Macdougall points out that, with this, there is also the risk of work stoppages or breakdowns, in addition to routine planned maintenance. “Any of these possible scenarios are guaranteed to hamper operational efficiencies and production outputs – not to mention potentially increasing labour costs and inventory of spare parts – leading to operational expenses being driven up.”
However, having the correct advanced and integrated pumping solution can support manufacturers’ operational efficiency objectives. “Our series of Verderflex pumps is ideal for harsh environments and pumping abrasive liquids, making them fit-for-purpose for paper- and board-making applications, from pulp pre-treatment, pulping, bleaching through to post pulping washing, thickening and dewatering and the final stage of paper making,” Macdougall points out.

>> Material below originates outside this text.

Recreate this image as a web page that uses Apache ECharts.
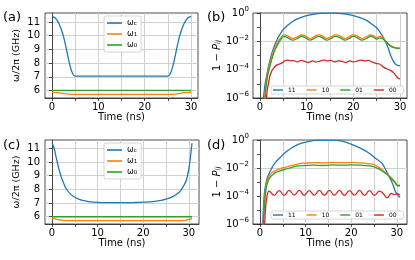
<!DOCTYPE html>
<html><head><meta charset="utf-8">
<script src="https://cdn.jsdelivr.net/npm/echarts@6/dist/echarts.min.js"></script>
<style>html,body{margin:0;padding:0;background:#fff}#c{width:415px;height:260px}</style>
</head><body><div id="c"></div>
<script>
// ---------- data ----------
const xTickVals = [0, 5, 10, 15, 20, 25, 30];
const xLabelVals = [0, 10, 20, 30];
const yFreqTicks = [6, 7, 8, 9, 10, 11];

// (a)
const timeA_wc = [0,0.5,1,1.5,2,2.5,3,3.5,4,4.5,5,25,25.5,26,26.5,27,27.5,28,28.5,29,29.5,30];
const wcA = [11.38,11.33,11.17,10.88,10.47,9.93,9.2,8.38,7.68,7.2,7.05,7.05,7.2,7.68,8.38,9.2,9.93,10.47,10.88,11.17,11.33,11.38];
const timeA_w1 = [0,1,2,3,4,5,25,26,27,28,29,30];
const w1A = [5.88,5.85,5.8,5.75,5.72,5.71,5.71,5.72,5.75,5.8,5.85,5.88];
const timeA_w0 = [0,30];
const w0A = [6.0,6.0];

// (c)
const timeC_wc = [0,0.25,0.5,1,1.5,2,2.5,3,4,5,6,7,8,10,12,15,18,20,22,24,25,26,27,28,28.5,29,29.5,30,30.3,30.5,30.7];
const wcC = [11.36,11.2,10.95,10.2,9.5,8.93,8.5,8.1,7.67,7.42,7.27,7.17,7.11,7.05,7.03,7.03,7.04,7.06,7.1,7.2,7.28,7.4,7.57,7.83,8.05,8.33,8.7,9.5,10.2,10.8,11.36];
const timeC_w1 = [0,0.5,1,2,3,5,25,27,28,29,29.5,30,30.7];
const w1C = [5.9,5.86,5.81,5.75,5.72,5.71,5.71,5.71,5.72,5.74,5.76,5.8,5.88];
const timeC_w0 = [0,30.7];
const w0C = [6.0,6.0];

// (b)
const timeB_11 = [0.5,1,1.5,2,2.5,3,3.5,4,5,6,7,8,9,10,12,14,15,16,18,20,22,23,24,25,26,27,27.5,28,28.5,29,29.5,30];
const b11 = [1e-7,6e-6,5e-5,3e-4,1.3e-3,4e-3,1e-2,2.2e-2,7e-2,0.14,0.25,0.38,0.52,0.66,0.87,0.98,0.99,0.99,0.87,0.65,0.4,0.28,0.16,0.09,0.032,8e-3,3.2e-3,1e-3,4.5e-4,2.5e-4,2e-4,1.9e-4];
const timeB_osc = [0.9,1.2,1.5,2,2.5,3,3.5,4,4.5,5.1,6,7,8,8.9,9.8,10.7,11.6,12.5,13.4,14.3,15.2,16.2,17.2,18.2,19.1,20,20.9,21.8,22.8,23.7,24.4,25,25.6,26.2,27,27.5,28,28.5,29,29.5,30];
const b10 = [1e-7,5e-6,3.2e-5,2e-4,7.9e-4,2.5e-3,5.6e-3,0.0112,0.019,0.0282,0.0234,0.0158,0.0209,0.028,0.0232,0.016,0.021,0.0285,0.0236,0.0158,0.0209,0.0282,0.0232,0.0158,0.021,0.0282,0.0234,0.016,0.0209,0.028,0.024,0.0178,0.0224,0.019,0.01,0.0071,0.005,0.004,0.0036,0.0035,0.0034];
const b01 = [1e-7,3.2e-6,2e-5,1.26e-4,5e-4,1.6e-3,4e-3,7.9e-3,0.0141,0.0224,0.0178,0.012,0.0158,0.0222,0.0176,0.0122,0.016,0.0226,0.0178,0.012,0.0158,0.0224,0.0176,0.012,0.016,0.0224,0.0178,0.0121,0.0158,0.0224,0.019,0.0141,0.0178,0.0158,0.0089,0.0063,0.0045,0.0037,0.0034,0.0032,0.0032];
const timeB_00 = [1.2,1.5,1.8,2.1,2.5,3,3.5,4,4.6,5.2,5.8,6.5,7.2,8,8.8,9.6,10.4,11.2,12,12.8,13.6,14.4,15.2,16,16.8,17.6,18.4,19.2,20,20.8,21.6,22.4,23.2,24,24.8,25.6,26.4,27.2,28,28.6,29.2,29.6,30];
const b00 = [1e-7,2.5e-6,1e-5,3.2e-5,7.9e-5,1.41e-4,2e-4,2.4e-4,2.8e-4,4e-4,4.7e-4,4.2e-4,4.4e-4,3.5e-4,4.5e-4,3.8e-4,3.2e-4,4.2e-4,3.5e-4,4e-4,4.7e-4,4.2e-4,4.5e-4,3.5e-4,4.2e-4,3.8e-4,3.2e-4,4.2e-4,3.5e-4,4e-4,4.7e-4,4.2e-4,4.5e-4,3.5e-4,2.8e-4,2.5e-4,1.58e-4,1.12e-4,8.9e-5,6.3e-5,3.5e-5,2.5e-5,2.2e-5];

// (d)
const timeD_11 = [0.5,0.7,0.95,1.3,1.7,2.5,3.3,4.4,5.5,7,8.4,10,12,14,15.7,18,20.1,22,23.8,25.3,26.7,27.6,28.5,29.1,29.6,30,30.4,30.7];
const d11 = [1e-7,6.3e-6,1.41e-4,7.9e-4,2.5e-3,8.9e-3,0.0234,0.056,0.123,0.28,0.49,0.71,0.93,0.995,0.995,0.83,0.49,0.26,0.123,0.05,0.0224,7.1e-3,1.9e-3,7.1e-4,2.5e-4,1.41e-4,1e-4,7.9e-5];
const timeD_osc = [0.6,0.9,1.2,1.5,1.9,2.5,3.3,4.4,5.5,7,8.4,10,12,14,16,18,20,22,24,25.3,26.7,27.6,28.5,29.5,30.1,30.7];
const d10 = [1e-7,1.6e-5,2.5e-4,1e-3,2.2e-3,4.5e-3,6.3e-3,8.9e-3,0.0112,0.0151,0.02,0.0224,0.024,0.0234,0.0251,0.024,0.0251,0.0234,0.02,0.0158,7.9e-3,4.5e-3,2.5e-3,1.12e-3,6.3e-4,6e-4];
const d01 = [1e-7,1e-5,1.58e-4,6.3e-4,1.41e-3,2.8e-3,4.5e-3,6.3e-3,7.9e-3,0.0112,0.0141,0.0151,0.0158,0.0151,0.0166,0.0158,0.0166,0.0158,0.0141,0.0112,6.3e-3,4e-3,2.2e-3,1e-3,5.6e-4,5.4e-4];
const timeD_00 = [0.9,1.2,1.5,2.0,3.1,4.2,5.3,6.4,7.5,8.6,9.7,10.8,11.9,13.0,14.1,15.2,16.3,17.4,18.5,19.6,20.7,21.8,22.9,24.0,25.1,26.2,27.2,27.9,28.8,29.5,30.1,30.7];
const d00 = [1e-7,1e-5,7.9e-5,2.24e-4,1.12e-4,2.4e-4,1.12e-4,2.5e-4,1.17e-4,2.5e-4,1.12e-4,2.4e-4,1.17e-4,2.5e-4,1.12e-4,2.5e-4,1.17e-4,2.5e-4,1.12e-4,2.4e-4,1.17e-4,2.5e-4,1.12e-4,2.4e-4,1.12e-4,2.24e-4,1.26e-4,7.6e-5,1.51e-4,1.26e-4,1.41e-4,1.2e-4];

// ---------- chart ----------
const FONT = 'DejaVu Sans';
const C = {blue:'#1f77b4', orange:'#ff7f0e', green:'#2ca02c', red:'#d62728'};
const pair = (ts, vs) => ts.map((t, i) => [t, vs[i]]);
const grids = [
  {left:45, top:13, width:153, height:85},
  {left:253, top:13, width:154, height:85},
  {left:45, top:140, width:154, height:84},
  {left:253, top:140, width:154, height:84}
].map(g => Object.assign({show:true, borderColor:'#222', borderWidth:0.8, backgroundColor:'transparent'}, g));

const lineCol = '#222';
const gridCol = '#d0d0d0';
function xAx(g, min, max) {
  return {type:'value', gridIndex:g, min:min, max:max,
    name:'Time (ns)', nameLocation:'middle', nameGap:14,
    nameTextStyle:{fontSize:10, color:'#000', fontFamily:FONT},
    axisLine:{show:true, lineStyle:{color:lineCol, width:0.8}},
    axisTick:{show:true, customValues:xTickVals, length:3, lineStyle:{color:lineCol, width:0.8}},
    axisLabel:{customValues:xLabelVals, fontSize:10, margin:4, color:'#000', fontFamily:FONT},
    splitLine:{show:true, lineStyle:{color:gridCol, width:1}}};
}
function yFreq(g, min, max) {
  return {type:'value', gridIndex:g, min:min, max:max,
    name:'ω/2π (GHz)', nameLocation:'middle', nameRotate:90, nameGap:23,
    nameTextStyle:{fontSize:9.5, color:'#000', fontFamily:FONT},
    axisLine:{show:true, lineStyle:{color:lineCol, width:0.8}},
    axisTick:{show:true, customValues:yFreqTicks, length:3, lineStyle:{color:lineCol, width:0.8}},
    axisLabel:{customValues:yFreqTicks, fontSize:10, margin:5, color:'#000', fontFamily:FONT},
    splitLine:{show:true, lineStyle:{color:gridCol, width:1}}};
}
function fmtLog(v) {
  const e = Math.round(Math.log10(v));
  if (e % 2 !== 0) return '';
  return '{b|10}{s|' + (e < 0 ? '−' : '') + Math.abs(e) + '}';
}
function yLog(g) {
  return {type:'log', logBase:10, gridIndex:g, min:1e-6, max:1,
    name:'1 − {p|P}{s|ij}', nameLocation:'middle', nameRotate:90, nameGap:30,
    nameTextStyle:{fontSize:10, color:'#000', fontFamily:FONT,
      rich:{p:{fontSize:10, fontStyle:'italic', fontFamily:FONT}, s:{fontSize:7, fontStyle:'italic', verticalAlign:'bottom', lineHeight:9, fontFamily:FONT}}},
    axisLine:{show:true, lineStyle:{color:lineCol, width:0.8}},
    axisTick:{show:true, length:3, lineStyle:{color:lineCol, width:0.8}},
    axisLabel:{formatter:fmtLog, margin:4, color:'#000', fontFamily:FONT,
      rich:{b:{fontSize:10, lineHeight:14, fontFamily:FONT, color:'#000'},
            s:{fontSize:7, lineHeight:8, verticalAlign:'top', fontFamily:FONT, color:'#000'}}},
    splitLine:{show:false}};
}
function ln(name, xi, data, color, smooth) {
  return {type:'line', name:name, xAxisIndex:xi, yAxisIndex:xi, data:data, showSymbol:false, symbol:'none',
    smooth:smooth, clip:true, lineStyle:{color:color, width:1.3}, itemStyle:{color:color}};
}
const gridMark = {silent:true, symbol:'none', z:0, label:{show:false},
  lineStyle:{color:gridCol, width:1, type:'solid'}, data:[{yAxis:1e-2},{yAxis:1e-4}]};

const series = [
  ln('wc_a', 0, pair(timeA_wc, wcA), C.blue, 0.3),
  ln('w1_a', 0, pair(timeA_w1, w1A), C.orange, 0.3),
  ln('w0_a', 0, pair(timeA_w0, w0A), C.green, false),
  Object.assign(ln('11_b', 1, pair(timeB_11, b11), C.blue, 0.4), {markLine:gridMark}),
  ln('10_b', 1, pair(timeB_osc, b10), C.orange, 0.4),
  ln('01_b', 1, pair(timeB_osc, b01), C.green, 0.4),
  ln('00_b', 1, pair(timeB_00, b00), C.red, 0.4),
  ln('wc_c', 2, pair(timeC_wc, wcC), C.blue, 0.3),
  ln('w1_c', 2, pair(timeC_w1, w1C), C.orange, 0.3),
  ln('w0_c', 2, pair(timeC_w0, w0C), C.green, false),
  Object.assign(ln('11_d', 3, pair(timeD_11, d11), C.blue, 0.4), {markLine:gridMark}),
  ln('10_d', 3, pair(timeD_osc, d10), C.orange, 0.4),
  ln('01_d', 3, pair(timeD_osc, d01), C.green, 0.4),
  ln('00_d', 3, pair(timeD_00, d00), C.red, 0.5)
];

const omegaRich = {w:{fontSize:8, lineHeight:8, fontFamily:FONT, color:'#000'},
                   s:{fontSize:5.5, lineHeight:6, verticalAlign:'bottom', fontFamily:FONT, color:'#000'}};
function omegaFmt(n) { return '{w|ω}{s|' + n.charAt(1) + '}'; }
function freqLegend(top, suffix) {
  return {orient:'vertical', left:104, top:top, padding:[3,4,3,3], itemGap:3, itemWidth:15, itemHeight:1.6, icon:'rect',
    backgroundColor:'rgba(255,255,255,0.85)', borderColor:'#cccccc', borderWidth:0.8, borderRadius:2,
    data:['wc'+suffix, 'w1'+suffix, 'w0'+suffix], formatter:omegaFmt,
    textStyle:{rich:omegaRich, fontSize:8, lineHeight:8}, selectedMode:false};
}
function popLegend(top, suffix) {
  return {orient:'horizontal', left:271, top:top, padding:[1,7,1,2], itemGap:11, itemWidth:10, itemHeight:1.4, icon:'rect',
    backgroundColor:'rgba(255,255,255,0.85)', borderColor:'#cccccc', borderWidth:0.8, borderRadius:2,
    data:['11'+suffix, '10'+suffix, '01'+suffix, '00'+suffix], formatter:n => n.slice(0, 2),
    textStyle:{fontSize:6, lineHeight:6, fontFamily:FONT, color:'#000'}, selectedMode:false};
}
const letter = (t, l, tp) => ({text:t, left:l, top:tp, padding:0,
  textStyle:{fontSize:13, fontWeight:'normal', color:'#000', fontFamily:FONT}});

const option = {
  animation:false,
  backgroundColor:'#fff',
  title:[letter('(a)', 3, 11), letter('(b)', 207, 11), letter('(c)', 3, 139), letter('(d)', 207, 139)],
  grid:grids,
  xAxis:[xAx(0, -1.5, 31.5), xAx(1, -1.5, 31.5), xAx(2, -1.535, 32.235), xAx(3, -1.535, 32.235)],
  yAxis:[yFreq(0, 5.45, 11.65), yLog(1), yFreq(2, 5.47, 11.6), yLog(3)],
  legend:[freqLegend(16, '_a'), popLegend(86, '_b'), freqLegend(143, '_c'), popLegend(211, '_d')],
  series:series
};
const chart = echarts.init(document.getElementById('c'), null, {renderer:'canvas'});
chart.setOption(option);
</script>
</body></html>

“Additionally, our range of VerderPure diaphragm pumps are solid machined double-diaphragm pumps constructed of solid polyethylene or polytetrafluoroethylene, making them impervious to corrosion and highly resistant to wear. These solutions are also suitable for pumping pigments, adding coatings and polyurethane laminates and abrasive slurries in the process.”
From an operational efficiency and cost management perspective, as well as what it means for promoting more sustainable business practices, he mentions that there is growing interest in and focus on reducing reliance on water by paper manufacturers.
“For example, water has always been fundamental to the manufacturing process. However, often the demands for process water result in additional investment in water-treatment and reprocessing facilities. This further increases the initial cost of any project and impacts on the natural environment.”
However, Macdougall highlights that adoptiing novel techniques, and focusing on efficiency and the associated operational costs, will yield the optimum return for manufacturers.
Meanwhile, he says that although “offtaker” market trends linked to digital transformation continue to negatively affect the printing and writing paper market-segments, demand for other products – such as certain grades of packaging and pulp, and dissolving wood pulp cellulose and nanocellulose – remains strong.
He adds that demand is also healthy for recycled paper and tissue paper. As such, manufacturers need to look at the current market trends and their influence on business to identify where opportunities may exist to diversify their business around new product streams.
Macdougall says some manufacturers have started to diversify their operations and product output: “For example, paper and pulp company Sappi is establishing itself as a world-leading producer of specialised cellulose, which is used in the manufacturing and production of various consumer products across a diverse range of industries.”
Moreover, Sappi, in partnership with Edinburgh Napier University, has also developed a new low-cost process to manufacture what has been dubbed as the “wonder material” – nanocellulose – that has a number of potential applications, including vehicle manufacturing and energy storage.